Proceedings | Finance area | Year 2010
 

The Effectiveness Of Trading Halts And Investor Trading Performamce: An Intraday Analysis On The Stock Exchange Of Thailand

by Charlie Charoenwong; Chiraphol N. Chiyachantana; Nareerat Taechapiroontong
  
  2010 Asian Finance Conference in Hong Kong June 29-July 1,2010

Abstract

This paper examines the effectiveness of trading halts and performance of different types of investors during halts in an Asian emerging equity market. We use trade-by-trade data provided by the Stock Exchange of Thailand between January 1999 and December 2007. The transaction data enables us to closely analyze return, volatility and trading activities around the halts and to investigate trading behavior of investors around halts. Our results suggest that trading halts improve the efficiency of the market by reducing the information asymmetry and stabilizing the market. Trading halts serve as devices to facilitate price discovery process by allowing investors opportunity to adjust their trading interests and react the the material information.

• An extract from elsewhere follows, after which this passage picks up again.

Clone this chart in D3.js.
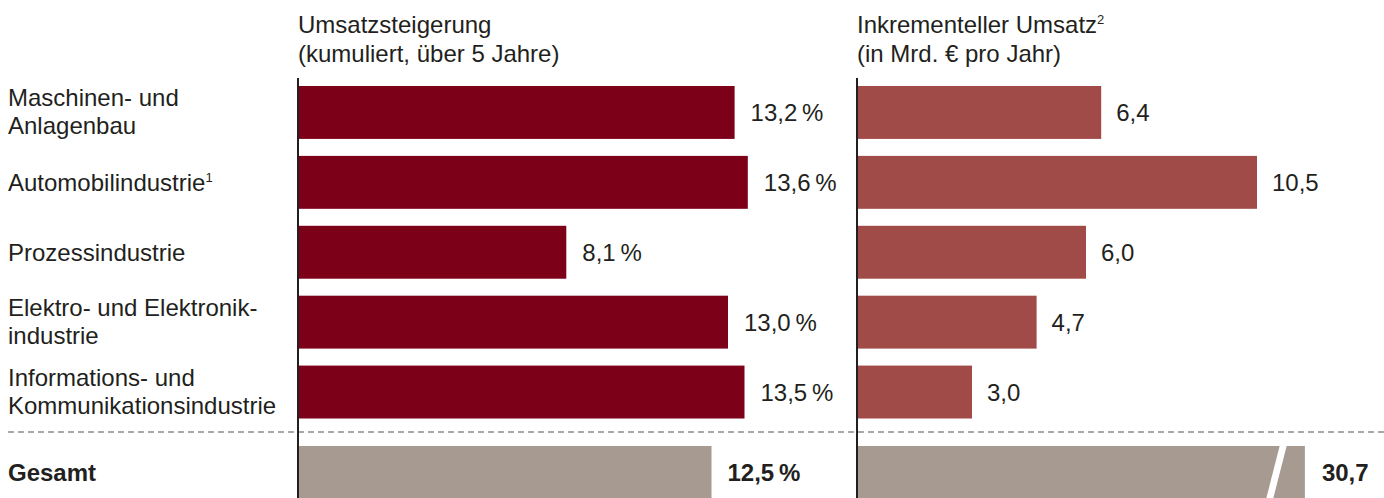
<!DOCTYPE html>
<html lang="de">
<head>
  <meta charset="UTF-8">
  <title>Umsatzsteigerung nach Branche</title>
  <script src="https://d3js.org/d3.v7.min.js"></script>
  <style>
    body {
      margin: 0;
      background: #fff;
      font-family: "Liberation Sans", Arial, sans-serif;
    }
    text { fill: #231f20; }
  </style>
</head>
<body>
<svg id="chart" width="1384" height="498"></svg>
<script>
  // Data
  const categories = [
    ["Maschinen- und", "Anlagenbau"],
    ["Automobilindustrie|1"],
    ["Prozessindustrie"],
    ["Elektro- und Elektronik-", "industrie"],
    ["Informations- und", "Kommunikationsindustrie"]
  ];
  const growth = [13.2, 13.6, 8.1, 13.0, 13.5];       // % kumuliert
  const revenue = [6.4, 10.5, 6.0, 4.7, 3.0];         // Mrd. € pro Jahr
  const totalGrowth = 12.5;
  const totalRevenue = 30.7;
  const revenueBreakAt = 11.76;   // where the broken total bar is cut

  const fmt = v => d3.format(".1f")(v).replace(".", ",");
  const FS = 24;

  const svg = d3.select("#chart");
  const ids = categories.map((c, i) => "c" + i);

  const y = d3.scaleBand().domain(ids).range([86, 418.5]).paddingInner(0.243);
  const bh = y.bandwidth();
  const xL = d3.scaleLinear().domain([0, 1]).range([299, 332]);
  const xR = d3.scaleLinear().domain([0, 1]).range([858, 896]);
  const totalY = 446;

  // headers
  function header(x, lines) {
    const t = svg.append("text").attr("x", x).attr("font-size", FS);
    lines.forEach((l, i) => {
      const parts = l.split("|");
      t.append("tspan").attr("x", x).attr("y", 33 + i * 29).text(parts[0]);
      if (parts[1]) t.append("tspan").attr("font-size", 13).attr("dy", -9).text(parts[1]);
    });
  }
  header(298, ["Umsatzsteigerung", "(kumuliert, über 5 Jahre)"]);
  header(857, ["Inkrementeller Umsatz|2", "(in Mrd. € pro Jahr)"]);

  // category labels
  categories.forEach((lines, i) => {
    const c = y(ids[i]) + bh / 2;
    const t = svg.append("text").attr("font-size", FS);
    lines.forEach((l, j) => {
      const yy = lines.length === 1 ? c + 8.5 : c - 6 + j * 28;
      const parts = l.split("|");
      t.append("tspan").attr("x", 8).attr("y", yy).text(parts[0]);
      if (parts[1]) t.append("tspan").attr("font-size", 13).attr("dy", -9).text(parts[1]);
    });
  });

  // left bars
  svg.selectAll(".barL").data(growth).join("rect")
    .attr("x", xL(0)).attr("y", (d, i) => y(ids[i]))
    .attr("width", d => xL(d) - xL(0)).attr("height", bh)
    .attr("fill", "#7d0019");
  svg.selectAll(".lblL").data(growth).join("text")
    .attr("x", d => xL(d) + 16).attr("y", (d, i) => y(ids[i]) + bh / 2 + 8.5)
    .attr("font-size", FS).text(d => fmt(d) + "\u2009%");

  // right bars
  svg.selectAll(".barR").data(revenue).join("rect")
    .attr("x", xR(0)).attr("y", (d, i) => y(ids[i]))
    .attr("width", d => xR(d) - xR(0)).attr("height", bh)
    .attr("fill", "#a04b47");
  svg.selectAll(".lblR").data(revenue).join("text")
    .attr("x", d => xR(d) + 15).attr("y", (d, i) => y(ids[i]) + bh / 2 + 8.5)
    .attr("font-size", FS).text(d => fmt(d));

  // dashed separator
  svg.append("line")
    .attr("x1", 8).attr("x2", 1384).attr("y1", 432).attr("y2", 432)
    .attr("stroke", "#a8a8a8").attr("stroke-width", 2).attr("stroke-dasharray", "6,4");

  // total row
  svg.append("text").attr("x", 8).attr("y", totalY + bh / 2 + 8.5)
    .attr("font-size", FS).attr("font-weight", "bold").text("Gesamt");

  svg.append("rect").attr("x", xL(0)).attr("y", totalY)
    .attr("width", xL(totalGrowth) - xL(0)).attr("height", bh).attr("fill", "#a69a91");
  svg.append("text").attr("x", xL(totalGrowth) + 16).attr("y", totalY + bh / 2 + 8.5)
    .attr("font-size", FS).attr("font-weight", "bold").text(fmt(totalGrowth) + "\u2009%");

  const shown = Math.min(totalRevenue, revenueBreakAt);
  svg.append("rect").attr("x", xR(0)).attr("y", totalY)
    .attr("width", xR(shown) - xR(0)).attr("height", bh).attr("fill", "#a69a91");
  if (totalRevenue > revenueBreakAt) {
    const bx = xR(shown) - 22;
    svg.append("path")
      .attr("d", `M${bx - 3},${totalY - 1} L${bx + 4},${totalY - 1} L${bx - 10},${totalY + bh + 1} L${bx - 17},${totalY + bh + 1} Z`)
      .attr("fill", "#fff");
  }
  svg.append("text").attr("x", xR(shown) + 17).attr("y", totalY + bh / 2 + 8.5)
    .attr("font-size", FS).attr("font-weight", "bold").text(fmt(totalRevenue));

  // axis lines
  [xL(0) - 1, xR(0) - 1].forEach(x => {
    svg.append("line").attr("x1", x).attr("x2", x).attr("y1", 78).attr("y2", 498)
      .attr("stroke", "#231f20").attr("stroke-width", 2);
  });
</script>
</body>
</html>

Our findings show that price return and volatility tend to reverse to their normal trading periods in a short period of time. However, high trading volume appears before and after halts but gradually decays within three days after resumption of trades. Another essential result providing implication for policymaker reveals that long duration of halts may cause higher volatility than short duration ones. Moreover, the evidence discloses that domestic investors trade at better prices than foreign investors around trading halt periods. Retail domestic investors trade at the most favorable price than institutional domestic and foreign investors. Retail investors follow contrarian trading strategy by buying low and selling high.